All design constraints were satisfied. Maximum tip deflection reached 0.374 m, just inside the 0.375 m limit. Von Mises stress after applying the factor of safety was 156.9 MPa, below the 252 MPa allowable. The factor of safety was 1.61, above the 1.5 minimum.
The 1.03 mm rib thickness is significant because it approaches the practical manufacturing floor for structural aluminum. The nearest standard commercial sheet thicknesses are 1/32 inch (1.02 mm) and 1/16 inch (1.59 mm). A rib thinner than 1.02 mm would not correspond to any commercially available aluminum sheet gauge, which means the optimization has converged on a realistic lower bound rather than an arbitrary numerical minimum. This grounds the result in actual manufacturing constraints and supports the conclusion that further geometric reduction is not practically achievable with this material and configuration.
The primary finding is that rib count is the most effective lever for weight reduction in this blade configuration. Increasing from 2 to 15 ribs distributed the aerodynamic load more evenly along the span, which reduced the structural demand on the skin and spars and allowed their thicknesses to be reduced substantially. Removing a spar, by contrast, increased stress concentration and required compensating thickness increases elsewhere, producing a net weight increase.
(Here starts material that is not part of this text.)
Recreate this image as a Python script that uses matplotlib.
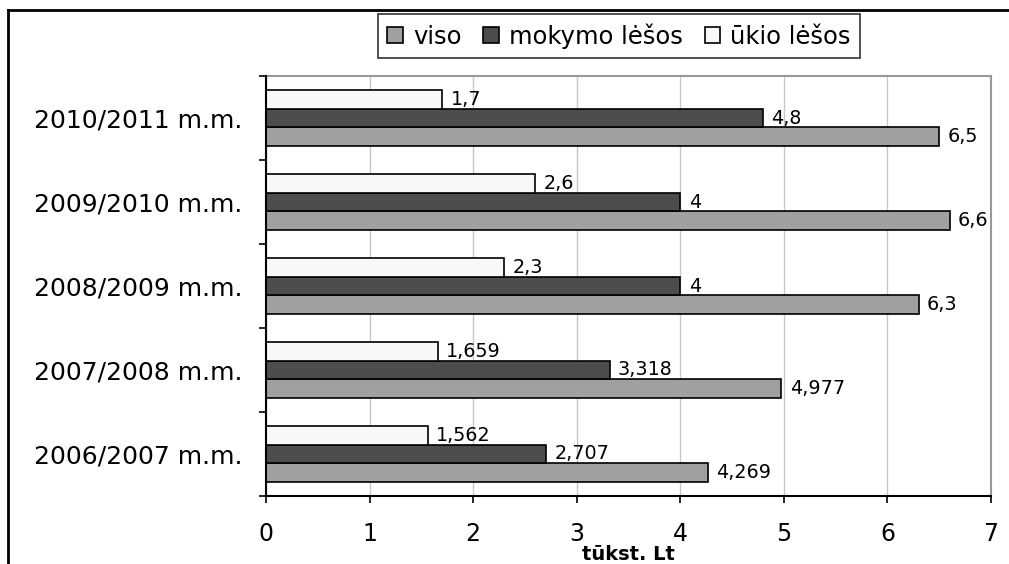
import matplotlib
matplotlib.use("Agg")
import matplotlib.pyplot as plt
from matplotlib.lines import Line2D
import numpy as np

plt.rcParams["font.family"] = ["DejaVu Sans"]

# duomenys (tūkst. Lt)
years = ["2006/2007 m.m.", "2007/2008 m.m.", "2008/2009 m.m.",
         "2009/2010 m.m.", "2010/2011 m.m."]
viso = [4.269, 4.977, 6.3, 6.6, 6.5]
mokymo = [2.707, 3.318, 4, 4, 4.8]
ukio = [1.562, 1.659, 2.3, 2.6, 1.7]
series_names = ["viso", "mokymo lėšos", "ūkio lėšos"]
x_ticks = [0, 1, 2, 3, 4, 5, 6, 7]


def fmt(v):
    return f"{v:g}".replace(".", ",")


fig = plt.figure(figsize=(10.09, 5.64), dpi=100)
ax = fig.add_axes([0.2636, 0.1206, 0.7186, 0.7446])

y = np.arange(len(years))
h = 0.22
colors = ["#a0a0a0", "#4d4d4d", "#f8f8f8"]
handles = []
for offs, vals, col, name in [(-h, viso, colors[0], series_names[0]),
                              (0, mokymo, colors[1], series_names[1]),
                              (h, ukio, colors[2], series_names[2])]:
    bars = ax.barh(y + offs, vals, height=h, color=col, edgecolor="black",
                   linewidth=1.2, label=name, zorder=3)
    handles.append(bars)
    for b, v in zip(bars, vals):
        ax.annotate(fmt(v), (b.get_width(), b.get_y() + b.get_height() / 2),
                    xytext=(6, 0), textcoords="offset points",
                    ha="left", va="center", fontsize=13.8, zorder=4)

ax.set_xlim(0, 7)
ax.set_ylim(-0.5, len(years) - 0.5)
ax.set_xticks(x_ticks)
ax.set_xticklabels([str(t) for t in x_ticks], fontsize=17)
ax.set_yticks(y)
ax.set_yticklabels(years, fontsize=18)
ax.set_yticks(np.arange(-0.5, len(years), 1), minor=True)
ax.tick_params(axis="y", which="major", length=0, pad=17)
ax.tick_params(axis="y", which="minor", length=5, width=1.2, direction="out")
ax.tick_params(axis="x", length=5, width=1.2, direction="out", pad=14)
ax.xaxis.grid(True, color="#c8c8c8", linewidth=1, zorder=0)
ax.set_axisbelow(True)

for side in ["top", "right"]:
    ax.spines[side].set_color("#999999")
    ax.spines[side].set_linewidth(1.5)
for side in ["left", "bottom"]:
    ax.spines[side].set_color("black")
    ax.spines[side].set_linewidth(1.5)
    ax.spines[side].set_zorder(5)

leg = fig.legend(handles, series_names, loc="center",
                 bbox_to_anchor=(619 / 1009, 1 - 36 / 564),
                 ncol=3, fontsize=17.5, frameon=True, fancybox=False,
                 edgecolor="black", handlelength=0.65, handleheight=0.65,
                 handletextpad=0.4, columnspacing=0.9, borderpad=0.4)
leg.get_frame().set_linewidth(1.2)

fig.text(628 / 1009, 1 - 554 / 564, "tūkst. Lt", ha="center", va="center",
         fontsize=14, fontweight="bold")

# rėmelis aplink paveikslą
fig.add_artist(Line2D([8 / 1009, 1], [1 - 10 / 564, 1 - 10 / 564],
                      transform=fig.transFigure, color="black", linewidth=2))
fig.add_artist(Line2D([8 / 1009, 8 / 1009], [0, 1 - 10 / 564],
                      transform=fig.transFigure, color="black", linewidth=2))

fig.savefig("out.png", dpi=100)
The two-spar configuration was retained in the final design because it produced consistently lower maximum stress across all parameter variations.
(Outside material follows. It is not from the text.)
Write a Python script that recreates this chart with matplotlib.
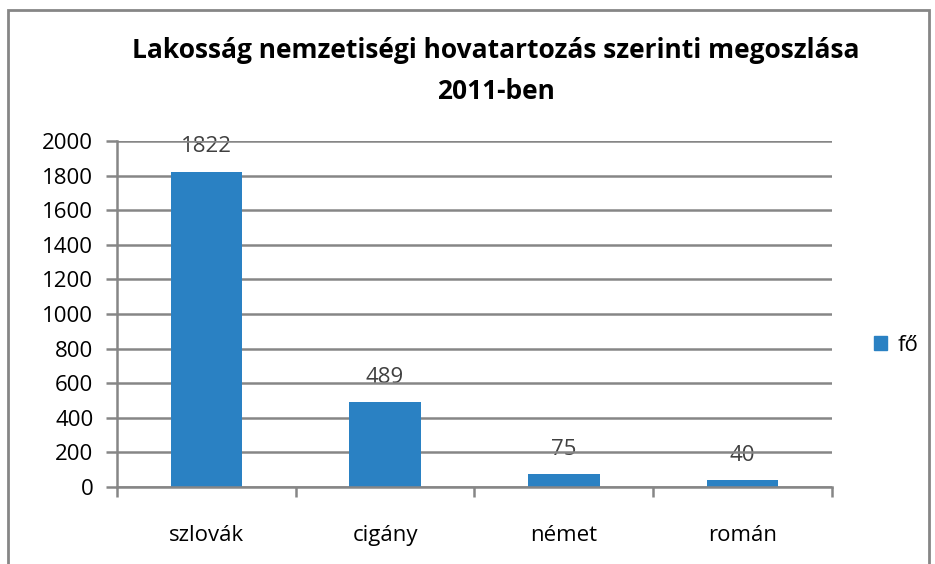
import matplotlib.pyplot as plt
import matplotlib.patches as mpatches
import numpy as np

# adatok
categories = ['szlovák', 'cigány', 'német', 'román']
values = [1822, 489, 75, 40]
series_name = 'fő'
yticks = [0, 200, 400, 600, 800, 1000, 1200, 1400, 1600, 1800, 2000]

plt.rcParams['font.family'] = ['Open Sans', 'DejaVu Sans']

fig = plt.figure(figsize=(9.35, 5.64), dpi=100)
ax = fig.add_axes([0.1251, 0.1365, 0.7647, 0.6135])

x = np.arange(len(categories))
bars = ax.bar(x, values, width=0.4, color='#2a81c3', zorder=3, label=series_name)

for b, v in zip(bars, values):
    ax.annotate(str(v), (b.get_x() + b.get_width() / 2, v), xytext=(0, 18),
                textcoords='offset points', ha='center', va='center',
                fontsize=16, color='#404040', zorder=1)

ax.set_xlim(-0.5, len(categories) - 0.5)
ax.set_ylim(0, 2000)
ax.set_yticks(yticks)
ax.set_yticklabels([str(t) for t in yticks], fontsize=16)
ax.yaxis.grid(True, color='#868686', linewidth=1.8, zorder=2)
ax.set_axisbelow(False)
ax.tick_params(axis='y', length=8, width=1.8, color='#868686', pad=9)

ax.set_xticks(x)
ax.set_xticklabels(categories, fontsize=16)
ax.tick_params(axis='x', length=0, pad=27)
ax.set_xticks(np.arange(-0.5, len(categories)), minor=True)
ax.tick_params(axis='x', which='minor', length=7, width=1.8, color='#868686')

for s in ['top', 'right']:
    ax.spines[s].set_visible(False)
for s in ['left', 'bottom']:
    ax.spines[s].set_color('#868686')
    ax.spines[s].set_linewidth(1.8)
    ax.spines[s].set_zorder(4)

fig.text(0.53, 0.91, 'Lakosság nemzetiségi hovatartozás szerinti megoszlása',
         ha='center', va='center', fontsize=19, fontweight='bold')
fig.text(0.53, 0.837, '2011-ben', ha='center', va='center', fontsize=19,
         fontweight='bold')

handle = mpatches.Patch(color='#2a81c3')
fig.legend([handle], [series_name], loc='center left', bbox_to_anchor=(0.913, 0.388),
           frameon=False, fontsize=16, handlelength=0.6, handleheight=0.6,
           handletextpad=0.5)

# keret
fig.add_artist(mpatches.Rectangle((0.009, -0.05), 0.985, 1.032, transform=fig.transFigure,
                                  fill=False, edgecolor='#868686', linewidth=2))

fig.savefig('out.png', dpi=100)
Future work could extend this analysis in several directions. Testing additional rib counts beyond 15, or non-uniform rib spacing tuned to the bending moment distribution, may yield further reductions. Substituting higher strength-to-weight materials such as carbon fiber composites would allow further thickness reduction below the current aluminum sheet floor. Additionally, the current model assumes constant chord, so exploring tapered or swept planform geometries would introduce additional design freedom not available in this parameterization.